What do you look for in a police dog? Loyalty, a good nose, pinpoint-accurate eyesight, resolve, strength, fearlessness, hostility when needed, bravery? All of these and more, probably – your dog has got to be one hard bastard, basically.
Shame then, that cute little Gavel, a German shepherd from Queensland, Australia, didn’t exactly tick all of the requirements off the list.
BECAUSE HE WAS TOO MUCH OF A GOOD BOY.
Essentially, he much preferred having his ickle belly rubbed than heading out on the mean streets to nail some purps. The trainers had him on the programme for long enough for him to outgrow three separate uniforms, but in the end, he was just too much of a sweetie pie to face life on the beat.
Don’t worry though, they didn’t just chuck him in the bin and then roll it off a cliff like they do with all the other rejects, because luckily old Gavel had got himself a powerful fan.
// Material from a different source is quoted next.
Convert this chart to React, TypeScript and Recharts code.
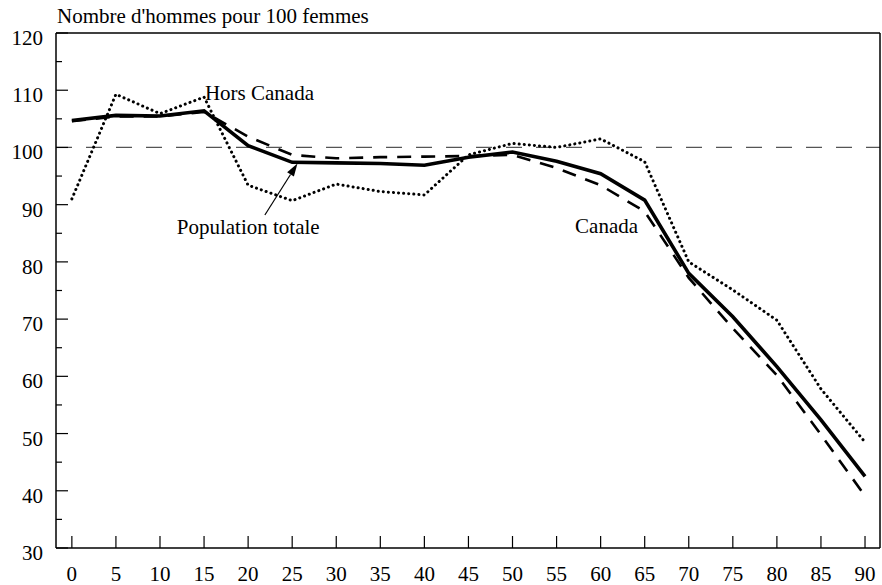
import React from 'react';
import { LineChart, Line, XAxis, YAxis, ReferenceLine, ReferenceDot } from 'recharts';

const ages = [0, 5, 10, 15, 20, 25, 30, 35, 40, 45, 50, 55, 60, 65, 70, 75, 80, 85, 90];
const populationTotale = [104.7, 105.6, 105.5, 106.4, 100.3, 97.4, 97.3, 97.2, 96.9, 98.3, 99.2, 97.6, 95.4, 90.8, 78.0, 70.4, 61.7, 52.4, 42.5];
const canada = [104.6, 105.4, 105.4, 106.2, 101.9, 98.7, 98.1, 98.3, 98.4, 98.5, 98.7, 96.4, 93.4, 88.8, 77.2, 68.4, 60.2, 49.8, 39.1];
const horsCanada = [91.0, 109.3, 105.9, 108.8, 93.4, 90.7, 93.6, 92.3, 91.7, 98.7, 100.7, 100.0, 101.5, 97.5, 80.0, 75.1, 69.8, 57.8, 48.5];

const xTicks = ages;
const yTicks = [30, 35, 40, 45, 50, 55, 60, 65, 70, 75, 80, 85, 90, 95, 100, 105, 110, 115, 120];

const title = "Nombre d'hommes pour 100 femmes";

const data = ages.map((age, i) => ({
  age,
  total: populationTotale[i],
  canada: canada[i],
  hors: horsCanada[i],
}));

const FONT = '"Liberation Serif", "Times New Roman", serif';

const LeftTick = ({ x, y, payload }: any) => {
  const major = payload.value % 10 === 0;
  return (
    <g>
      <line x1={x} y1={y} x2={x + (major ? 12 : 6)} y2={y} stroke="#000" strokeWidth={1.2} />
      {major && (
        <text x={x - 13} y={y + 12} textAnchor="end" fontSize={21} fontFamily={FONT} fill="#000">
          {payload.value}
        </text>
      )}
    </g>
  );
};

const RightTick = ({ x, y, payload }: any) => {
  const major = payload.value % 10 === 0;
  return <line x1={x} y1={y} x2={x - (major ? 10 : 5)} y2={y} stroke="#000" strokeWidth={1.2} />;
};

const BottomTick = ({ x, y, payload }: any) => (
  <g>
    <line x1={x} y1={y} x2={x} y2={y - 12} stroke="#000" strokeWidth={1.2} />
    <text x={x} y={y + 33} textAnchor="middle" fontSize={21} fontFamily={FONT} fill="#000">
      {payload.value}
    </text>
  </g>
);

const Note = ({ viewBox, text }: any) => (
  <text x={viewBox.x} y={viewBox.y} fontSize={21} fontFamily={FONT} fill="#000">
    {text}
  </text>
);

const Arrow = (props: any) => {
  const { x1, y1, x2, y2 } = props;
  const a = Math.atan2(y2 - y1, x2 - x1);
  const len = 13;
  const w = 4;
  const bx = x2 - len * Math.cos(a);
  const by = y2 - len * Math.sin(a);
  const px = -Math.sin(a) * w;
  const py = Math.cos(a) * w;
  return (
    <g>
      <line x1={x1} y1={y1} x2={bx} y2={by} stroke="#000" strokeWidth={1.2} />
      <polygon points={`${x2},${y2} ${bx + px},${by + py} ${bx - px},${by - py}`} fill="#000" />
    </g>
  );
};

export default function App() {
  return (
    <div style={{ position: 'absolute', left: 0, top: 0, width: 882, height: 585, background: '#fff' }}>
      <div
        style={{
          position: 'absolute',
          left: 57,
          top: 4,
          fontSize: 21,
          fontFamily: FONT,
          color: '#000',
          whiteSpace: 'nowrap',
        }}
      >
        {title}
      </div>
      <LineChart width={882} height={585} data={data} margin={{ top: 33, right: 0, bottom: 0, left: 0 }}>
        <XAxis
          dataKey="age"
          type="number"
          domain={[-1.8, 91.7]}
          ticks={xTicks}
          height={37}
          tickSize={0}
          tickMargin={0}
          tickLine={false}
          tick={<BottomTick />}
          axisLine={{ stroke: '#000', strokeWidth: 1.5 }}
          interval={0}
        />
        <YAxis
          yAxisId="l"
          domain={[30, 120]}
          ticks={yTicks}
          width={56}
          tickSize={0}
          tickMargin={0}
          tickLine={false}
          tick={<LeftTick />}
          axisLine={{ stroke: '#000', strokeWidth: 1.5 }}
          interval={0}
        />
        <YAxis
          yAxisId="r"
          orientation="right"
          domain={[30, 120]}
          ticks={yTicks}
          width={2}
          tickSize={0}
          tickMargin={0}
          tickLine={false}
          tick={<RightTick />}
          axisLine={{ stroke: '#000', strokeWidth: 1.5 }}
          interval={0}
        />
        <ReferenceLine yAxisId="l" y={120} stroke="#000" strokeWidth={1.5} />
        <ReferenceLine yAxisId="l" y={100} stroke="#555" strokeWidth={1.2} strokeDasharray="16 14" />
        <Line
          yAxisId="l"
          dataKey="hors"
          stroke="#000"
          strokeWidth={3}
          strokeDasharray="0.1 5"
          strokeLinecap="round"
          dot={false}
          isAnimationActive={false}
        />
        <Line
          yAxisId="l"
          dataKey="canada"
          stroke="#000"
          strokeWidth={2.6}
          strokeDasharray="14 10"
          dot={false}
          isAnimationActive={false}
        />
        <Line
          yAxisId="l"
          dataKey="total"
          stroke="#000"
          strokeWidth={3.6}
          dot={false}
          isAnimationActive={false}
        />
        <ReferenceLine
          yAxisId="l"
          segment={[
            { x: 21.9, y: 88.2 },
            { x: 25.6, y: 97.2 },
          ]}
          shape={<Arrow />}
        />
        <ReferenceDot yAxisId="l" x={15.1} y={108.3} r={0} fill="none" stroke="none" label={<Note text="Hors Canada" />} />
        <ReferenceDot yAxisId="l" x={11.9} y={84.9} r={0} fill="none" stroke="none" label={<Note text="Population totale" />} />
        <ReferenceDot yAxisId="l" x={57.1} y={85.0} r={0} fill="none" stroke="none" label={<Note text="Canada" />} />
      </LineChart>
    </div>
  );
}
Namely: the governor of Queensland.
So instead of popping him on the fire, Gov. Paul de Jersey adopted Gavel instead, and then subsequently appointed him the extremely important position of vice-regal dog.
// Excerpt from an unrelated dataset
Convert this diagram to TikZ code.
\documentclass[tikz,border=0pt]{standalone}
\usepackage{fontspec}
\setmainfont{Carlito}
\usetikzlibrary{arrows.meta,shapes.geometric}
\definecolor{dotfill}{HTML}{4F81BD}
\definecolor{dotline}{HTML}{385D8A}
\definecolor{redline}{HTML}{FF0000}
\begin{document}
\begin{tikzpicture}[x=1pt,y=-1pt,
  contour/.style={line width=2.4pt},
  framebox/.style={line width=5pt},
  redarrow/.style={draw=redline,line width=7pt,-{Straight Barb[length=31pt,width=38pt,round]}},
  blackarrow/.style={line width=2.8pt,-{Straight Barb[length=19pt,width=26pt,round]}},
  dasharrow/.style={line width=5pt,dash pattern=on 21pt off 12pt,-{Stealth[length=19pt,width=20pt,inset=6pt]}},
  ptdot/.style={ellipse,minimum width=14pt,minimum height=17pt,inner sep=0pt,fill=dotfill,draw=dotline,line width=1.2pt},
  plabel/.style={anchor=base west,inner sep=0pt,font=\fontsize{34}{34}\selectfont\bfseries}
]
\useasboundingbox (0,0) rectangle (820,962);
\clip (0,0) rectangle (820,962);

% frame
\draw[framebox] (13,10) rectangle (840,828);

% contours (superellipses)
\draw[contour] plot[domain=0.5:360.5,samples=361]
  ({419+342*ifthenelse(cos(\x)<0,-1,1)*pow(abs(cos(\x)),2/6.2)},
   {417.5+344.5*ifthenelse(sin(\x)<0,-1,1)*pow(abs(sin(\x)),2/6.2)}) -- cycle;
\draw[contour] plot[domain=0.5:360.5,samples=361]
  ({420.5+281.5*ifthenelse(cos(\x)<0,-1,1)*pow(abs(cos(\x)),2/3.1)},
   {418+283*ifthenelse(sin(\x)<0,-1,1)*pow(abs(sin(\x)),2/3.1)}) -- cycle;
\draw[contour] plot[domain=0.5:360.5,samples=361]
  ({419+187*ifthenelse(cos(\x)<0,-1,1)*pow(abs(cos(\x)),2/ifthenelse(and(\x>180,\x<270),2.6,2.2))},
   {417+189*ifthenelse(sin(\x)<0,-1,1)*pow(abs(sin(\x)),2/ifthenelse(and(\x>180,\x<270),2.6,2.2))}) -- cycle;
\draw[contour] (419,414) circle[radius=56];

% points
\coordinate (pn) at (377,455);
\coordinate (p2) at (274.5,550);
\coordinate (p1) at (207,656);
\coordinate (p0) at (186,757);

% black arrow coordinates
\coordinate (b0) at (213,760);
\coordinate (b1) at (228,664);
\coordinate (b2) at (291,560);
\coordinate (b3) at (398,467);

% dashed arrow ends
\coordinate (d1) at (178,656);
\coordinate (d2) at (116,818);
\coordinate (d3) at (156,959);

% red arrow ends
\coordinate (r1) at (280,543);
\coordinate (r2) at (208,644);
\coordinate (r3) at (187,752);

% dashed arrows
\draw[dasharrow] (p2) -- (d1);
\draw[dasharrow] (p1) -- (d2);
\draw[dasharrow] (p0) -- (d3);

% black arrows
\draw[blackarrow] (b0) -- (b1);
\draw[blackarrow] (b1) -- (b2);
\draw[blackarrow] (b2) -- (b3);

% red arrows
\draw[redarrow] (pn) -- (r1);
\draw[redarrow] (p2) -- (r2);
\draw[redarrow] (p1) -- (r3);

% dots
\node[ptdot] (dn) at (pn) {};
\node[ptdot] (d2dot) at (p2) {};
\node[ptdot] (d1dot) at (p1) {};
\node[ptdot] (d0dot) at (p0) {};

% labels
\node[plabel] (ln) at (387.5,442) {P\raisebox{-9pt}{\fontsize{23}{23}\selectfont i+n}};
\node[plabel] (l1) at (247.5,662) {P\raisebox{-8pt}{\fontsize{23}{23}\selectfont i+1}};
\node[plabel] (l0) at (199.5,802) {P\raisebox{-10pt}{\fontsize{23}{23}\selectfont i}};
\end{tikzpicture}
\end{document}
“But what in dog’s green turf does a vice-regal dog do?” you say. Well, as a vice-regal dog, Gavel has to welcome visitors and attend official ceremonies, where he presumably stands looking all hoity toity with a fluffy tail and a wet nose.
It’s all properly official, too. Here’s his official contract:
That's legally binding that, although I suggest Gavel get a signature that’s more difficult to forge. I’ve already jacked bare cash out of that chief's bank account using his stupid signature. What a hound.